As the character humorously but categorically relates, he was originally given the name Thoroughgood, which, as a youngster he found too cumbersome, so he shortened it. This small anecdote stuck in the midst of the narrative demonstrates briefly but eloquently some of the resolve and self-possession of the man who would later become of of America’s great jurists.
The description of how Marshall was instructed by his father to defend himself forcefully against anyone who dared call him by a derogatory racial slur is artfully rendered. And it is humorously amplified when Marshall describes working as a waiter and is called such a name by one of the clients who also tips him heavily. His subsequent wrestling with the question of honor vs. practicality forms a poignant, somewhat humorous, corollary to the paternal guidelines, and sets a tone for understanding how Marshall’s greatness derived from ardent sense of rightness that found expression through a sense of practicality and astuteness.
The play’s account of LBJ and his “negotiation” with Marshall about becoming a Supreme Court justice is vivid and Davenport does a fabulous job of embodying LBJ as well as Marshall.
Johnny Lee Davenport has distinguished himself in many roles on Boston stages over the years, and his work in Thurgood offers a notable distillation of the capacities he has exhibited so effectively elsewhere.
Benny Sato Ambush, who directs the show, has offered, in conjunction with Johnny Lee Davenport’s masterful portrayal, a delicacy of dramatic and narrative depiction.
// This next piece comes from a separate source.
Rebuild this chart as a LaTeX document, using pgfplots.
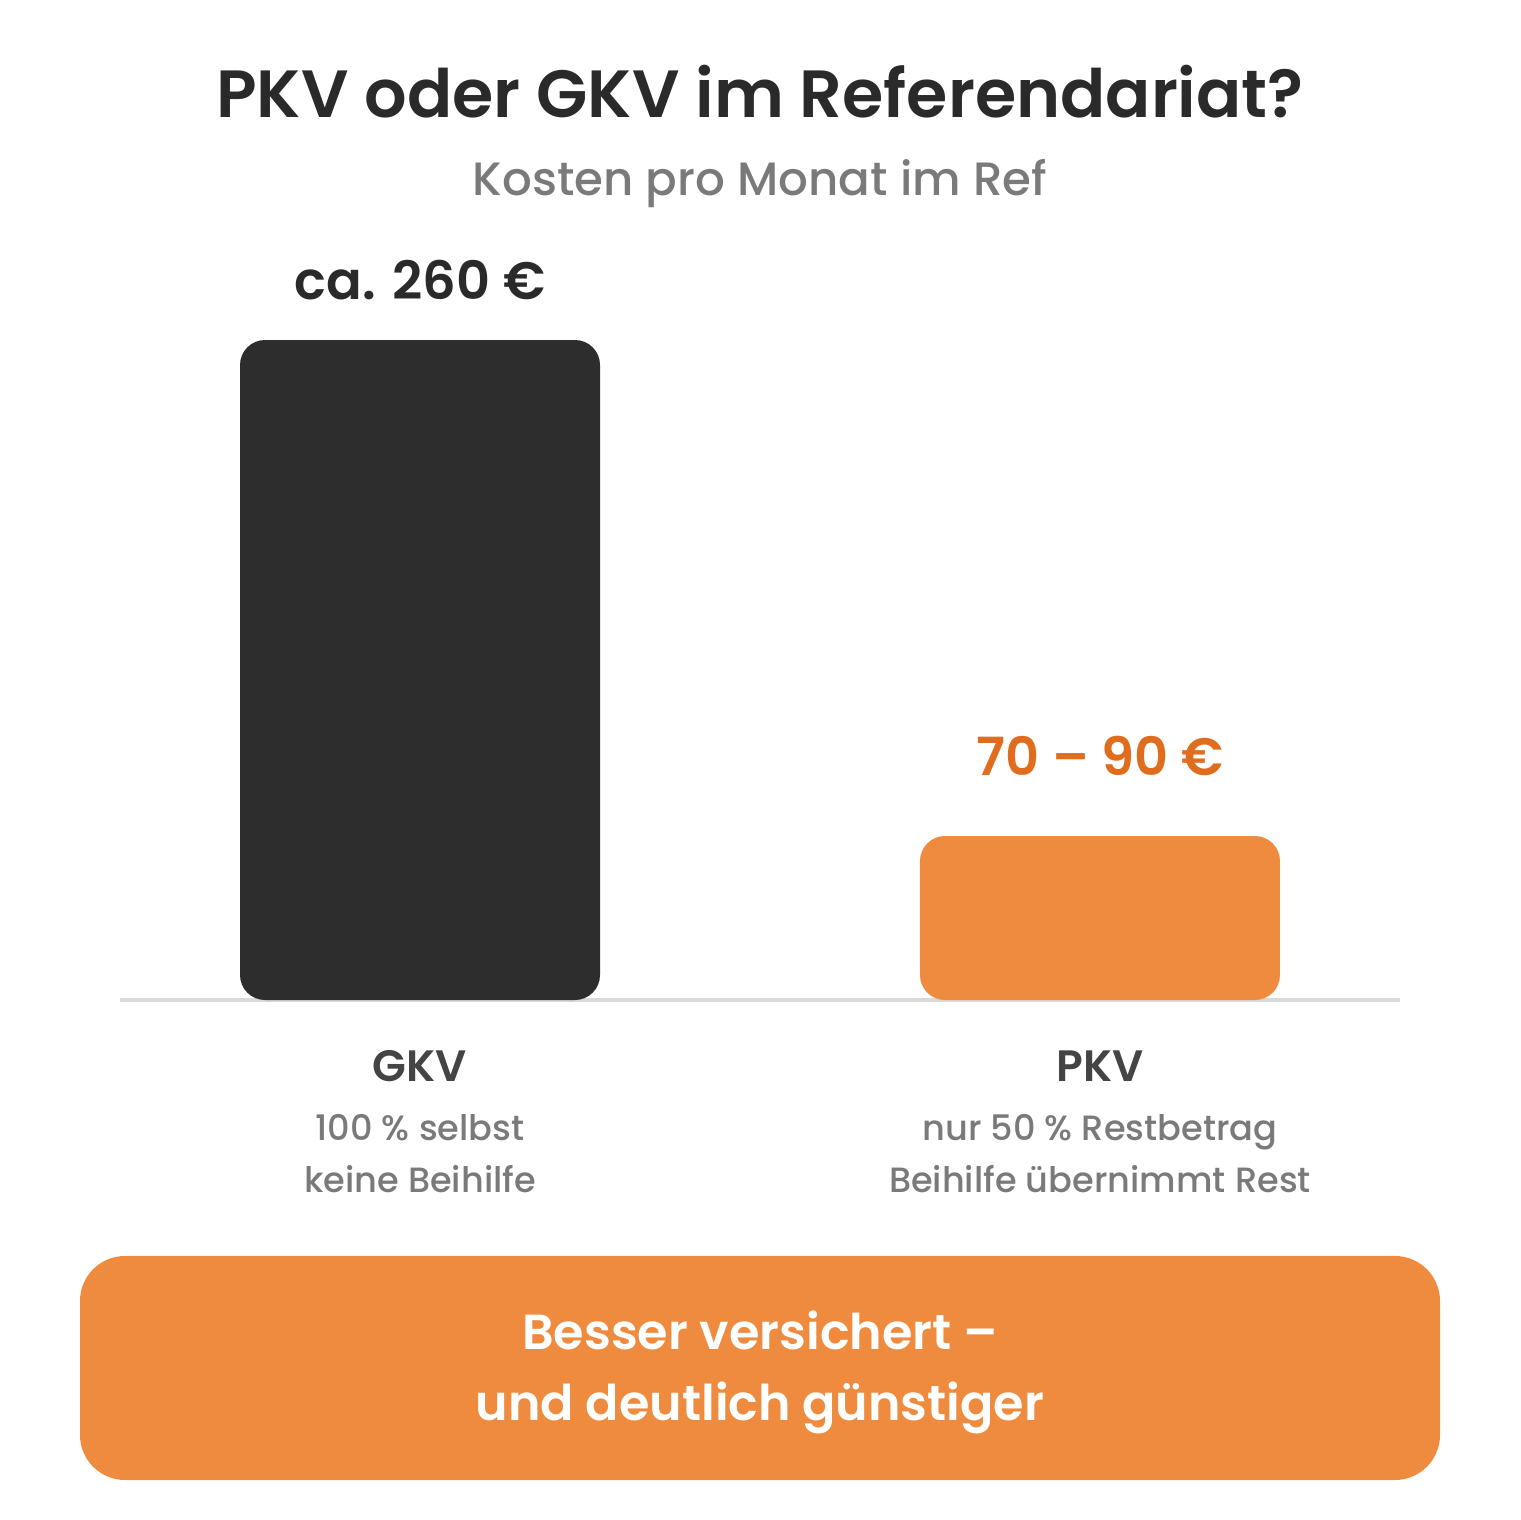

Ambush directed last spring’s fabulous production of Lettice and Lovage at the Gloucester Stage Company, also very funny, touching and deftly rendered.
This account of Marshall, a notably articulate and thoughtful jurist and an honorable man, is a most welcome contribution in the darkness of this winter season, and the vivid and moving rendition given by Johnny Lee Davenport a wonderfully warm reminder of the inspiration offered by a great American whose striking accomplishments did not diminish his humanity nor his humility.